Task brief: Tally the lines that contain "Reproduce" and report the total alone.

Records to process:

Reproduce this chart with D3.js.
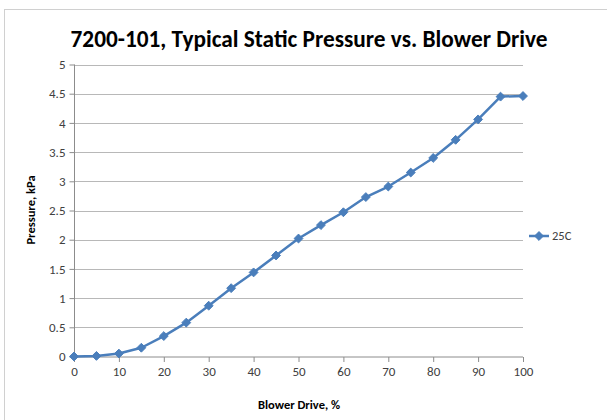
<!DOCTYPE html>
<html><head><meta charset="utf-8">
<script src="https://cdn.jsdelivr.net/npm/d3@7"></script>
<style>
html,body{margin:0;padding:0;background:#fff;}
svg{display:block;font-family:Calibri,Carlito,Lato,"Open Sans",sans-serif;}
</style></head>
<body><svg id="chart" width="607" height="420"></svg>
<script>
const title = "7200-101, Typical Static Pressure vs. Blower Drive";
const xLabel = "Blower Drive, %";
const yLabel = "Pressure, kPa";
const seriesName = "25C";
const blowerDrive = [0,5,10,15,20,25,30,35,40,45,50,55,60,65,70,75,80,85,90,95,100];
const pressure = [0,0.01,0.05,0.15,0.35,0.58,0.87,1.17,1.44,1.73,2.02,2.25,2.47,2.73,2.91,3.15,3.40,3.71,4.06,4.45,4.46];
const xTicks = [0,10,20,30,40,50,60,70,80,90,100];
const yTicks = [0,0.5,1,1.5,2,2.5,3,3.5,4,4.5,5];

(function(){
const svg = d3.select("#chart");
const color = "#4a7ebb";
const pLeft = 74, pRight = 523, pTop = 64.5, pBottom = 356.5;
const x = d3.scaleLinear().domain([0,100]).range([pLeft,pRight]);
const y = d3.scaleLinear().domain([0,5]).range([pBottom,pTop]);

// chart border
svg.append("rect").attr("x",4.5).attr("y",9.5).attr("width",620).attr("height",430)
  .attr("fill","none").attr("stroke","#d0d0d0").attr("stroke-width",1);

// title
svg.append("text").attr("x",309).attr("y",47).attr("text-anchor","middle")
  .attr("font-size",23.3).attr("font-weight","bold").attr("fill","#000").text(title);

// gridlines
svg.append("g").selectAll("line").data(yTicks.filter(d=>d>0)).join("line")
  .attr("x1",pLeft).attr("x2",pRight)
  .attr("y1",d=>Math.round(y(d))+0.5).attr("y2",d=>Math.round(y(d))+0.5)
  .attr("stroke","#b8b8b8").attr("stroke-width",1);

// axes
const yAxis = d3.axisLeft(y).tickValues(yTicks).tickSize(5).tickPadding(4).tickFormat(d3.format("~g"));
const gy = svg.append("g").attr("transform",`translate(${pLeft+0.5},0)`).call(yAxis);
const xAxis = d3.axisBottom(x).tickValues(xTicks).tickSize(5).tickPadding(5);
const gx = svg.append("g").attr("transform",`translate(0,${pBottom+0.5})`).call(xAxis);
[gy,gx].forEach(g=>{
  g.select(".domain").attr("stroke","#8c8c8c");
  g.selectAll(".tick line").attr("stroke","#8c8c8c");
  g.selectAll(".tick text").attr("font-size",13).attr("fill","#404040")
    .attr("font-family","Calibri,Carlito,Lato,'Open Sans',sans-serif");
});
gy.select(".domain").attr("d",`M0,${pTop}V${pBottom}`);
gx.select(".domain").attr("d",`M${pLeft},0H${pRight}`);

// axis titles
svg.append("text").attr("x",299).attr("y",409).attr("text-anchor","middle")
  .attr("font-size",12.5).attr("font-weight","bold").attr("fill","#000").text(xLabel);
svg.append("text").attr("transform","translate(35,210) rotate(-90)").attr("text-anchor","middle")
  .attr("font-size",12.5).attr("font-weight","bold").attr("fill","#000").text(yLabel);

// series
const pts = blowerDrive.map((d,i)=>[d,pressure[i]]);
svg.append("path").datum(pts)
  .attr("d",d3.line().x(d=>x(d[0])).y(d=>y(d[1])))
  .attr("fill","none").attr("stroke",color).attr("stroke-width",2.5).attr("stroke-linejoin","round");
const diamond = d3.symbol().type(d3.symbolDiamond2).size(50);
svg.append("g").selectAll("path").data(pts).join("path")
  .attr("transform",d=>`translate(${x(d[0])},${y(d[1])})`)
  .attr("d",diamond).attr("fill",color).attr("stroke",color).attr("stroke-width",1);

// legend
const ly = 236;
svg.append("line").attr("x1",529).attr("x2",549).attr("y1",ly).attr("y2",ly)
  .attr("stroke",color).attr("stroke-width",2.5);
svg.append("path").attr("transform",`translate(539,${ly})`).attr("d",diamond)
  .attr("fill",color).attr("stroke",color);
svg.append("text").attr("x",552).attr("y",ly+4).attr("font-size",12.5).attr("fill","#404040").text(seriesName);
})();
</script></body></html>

...

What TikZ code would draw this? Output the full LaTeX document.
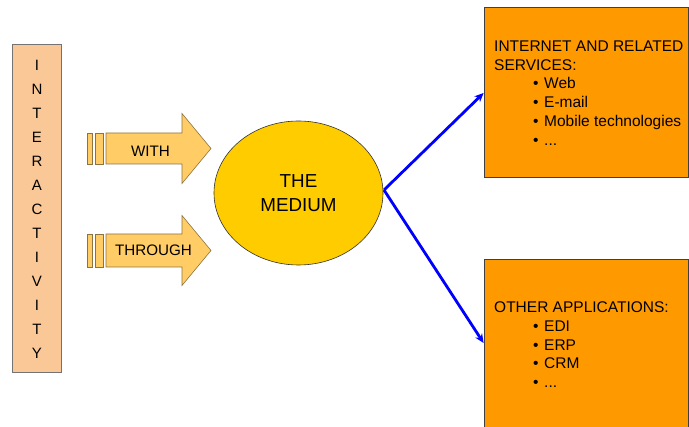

==

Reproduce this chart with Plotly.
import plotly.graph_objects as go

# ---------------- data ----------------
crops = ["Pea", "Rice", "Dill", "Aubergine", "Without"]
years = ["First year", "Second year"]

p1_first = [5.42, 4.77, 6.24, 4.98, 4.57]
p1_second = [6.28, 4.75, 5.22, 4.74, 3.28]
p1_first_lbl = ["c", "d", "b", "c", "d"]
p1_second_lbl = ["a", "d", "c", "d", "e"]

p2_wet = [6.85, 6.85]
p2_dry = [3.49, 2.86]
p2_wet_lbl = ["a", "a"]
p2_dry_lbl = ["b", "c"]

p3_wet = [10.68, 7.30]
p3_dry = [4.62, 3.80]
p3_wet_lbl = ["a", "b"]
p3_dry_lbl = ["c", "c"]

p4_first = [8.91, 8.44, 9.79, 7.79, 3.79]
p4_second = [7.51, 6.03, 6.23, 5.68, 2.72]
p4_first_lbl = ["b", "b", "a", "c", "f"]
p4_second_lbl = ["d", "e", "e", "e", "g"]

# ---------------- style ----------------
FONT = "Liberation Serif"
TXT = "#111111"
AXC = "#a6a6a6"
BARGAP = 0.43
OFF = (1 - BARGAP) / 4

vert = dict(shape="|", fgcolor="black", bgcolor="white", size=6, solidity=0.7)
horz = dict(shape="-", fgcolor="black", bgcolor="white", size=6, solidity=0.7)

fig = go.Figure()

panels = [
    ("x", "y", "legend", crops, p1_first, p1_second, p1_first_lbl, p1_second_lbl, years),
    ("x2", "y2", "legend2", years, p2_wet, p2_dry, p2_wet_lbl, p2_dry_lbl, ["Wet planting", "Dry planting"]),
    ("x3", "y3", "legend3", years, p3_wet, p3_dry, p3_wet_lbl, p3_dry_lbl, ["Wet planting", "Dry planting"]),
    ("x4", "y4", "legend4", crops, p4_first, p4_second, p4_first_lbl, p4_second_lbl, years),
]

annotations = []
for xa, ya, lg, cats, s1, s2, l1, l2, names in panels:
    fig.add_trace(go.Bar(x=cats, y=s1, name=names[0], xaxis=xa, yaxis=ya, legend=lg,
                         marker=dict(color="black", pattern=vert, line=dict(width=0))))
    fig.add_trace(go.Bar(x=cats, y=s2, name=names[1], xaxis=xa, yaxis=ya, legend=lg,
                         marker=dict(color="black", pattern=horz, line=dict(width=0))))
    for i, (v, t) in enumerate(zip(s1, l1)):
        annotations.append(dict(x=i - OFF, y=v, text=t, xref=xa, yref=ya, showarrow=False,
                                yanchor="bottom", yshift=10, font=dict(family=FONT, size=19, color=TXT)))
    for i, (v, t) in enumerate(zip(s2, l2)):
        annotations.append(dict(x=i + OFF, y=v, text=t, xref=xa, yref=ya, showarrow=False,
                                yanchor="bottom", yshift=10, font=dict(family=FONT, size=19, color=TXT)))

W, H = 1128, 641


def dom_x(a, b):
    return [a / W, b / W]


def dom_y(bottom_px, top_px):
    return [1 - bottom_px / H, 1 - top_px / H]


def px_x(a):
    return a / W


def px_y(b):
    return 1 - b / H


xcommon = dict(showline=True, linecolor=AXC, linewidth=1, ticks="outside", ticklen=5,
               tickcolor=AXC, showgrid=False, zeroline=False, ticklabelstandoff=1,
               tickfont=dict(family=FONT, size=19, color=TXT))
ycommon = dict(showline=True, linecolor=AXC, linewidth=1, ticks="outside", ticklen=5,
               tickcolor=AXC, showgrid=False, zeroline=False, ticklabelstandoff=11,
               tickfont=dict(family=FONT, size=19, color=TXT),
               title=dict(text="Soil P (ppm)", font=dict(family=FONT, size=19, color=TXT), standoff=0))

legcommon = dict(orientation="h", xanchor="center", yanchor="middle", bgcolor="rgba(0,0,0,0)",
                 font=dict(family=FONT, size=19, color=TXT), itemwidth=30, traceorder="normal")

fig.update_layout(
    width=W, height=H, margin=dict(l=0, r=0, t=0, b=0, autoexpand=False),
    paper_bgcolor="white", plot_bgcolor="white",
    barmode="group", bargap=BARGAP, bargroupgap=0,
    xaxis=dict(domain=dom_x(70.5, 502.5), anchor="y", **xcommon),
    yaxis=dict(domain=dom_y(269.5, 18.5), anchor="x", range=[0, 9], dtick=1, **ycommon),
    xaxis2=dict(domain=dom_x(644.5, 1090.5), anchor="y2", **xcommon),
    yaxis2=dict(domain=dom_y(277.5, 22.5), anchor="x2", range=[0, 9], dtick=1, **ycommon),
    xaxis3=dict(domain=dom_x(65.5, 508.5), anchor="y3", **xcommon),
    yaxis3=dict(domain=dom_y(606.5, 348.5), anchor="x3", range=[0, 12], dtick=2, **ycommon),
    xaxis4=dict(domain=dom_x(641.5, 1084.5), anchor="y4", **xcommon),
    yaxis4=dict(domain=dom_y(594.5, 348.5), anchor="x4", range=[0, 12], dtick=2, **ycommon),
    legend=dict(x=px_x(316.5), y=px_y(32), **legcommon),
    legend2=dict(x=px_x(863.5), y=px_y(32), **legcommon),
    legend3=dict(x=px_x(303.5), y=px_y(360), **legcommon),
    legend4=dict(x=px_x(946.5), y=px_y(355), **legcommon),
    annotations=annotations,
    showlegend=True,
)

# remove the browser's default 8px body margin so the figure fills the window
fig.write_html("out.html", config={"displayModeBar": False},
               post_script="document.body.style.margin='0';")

Result of the exercise: 2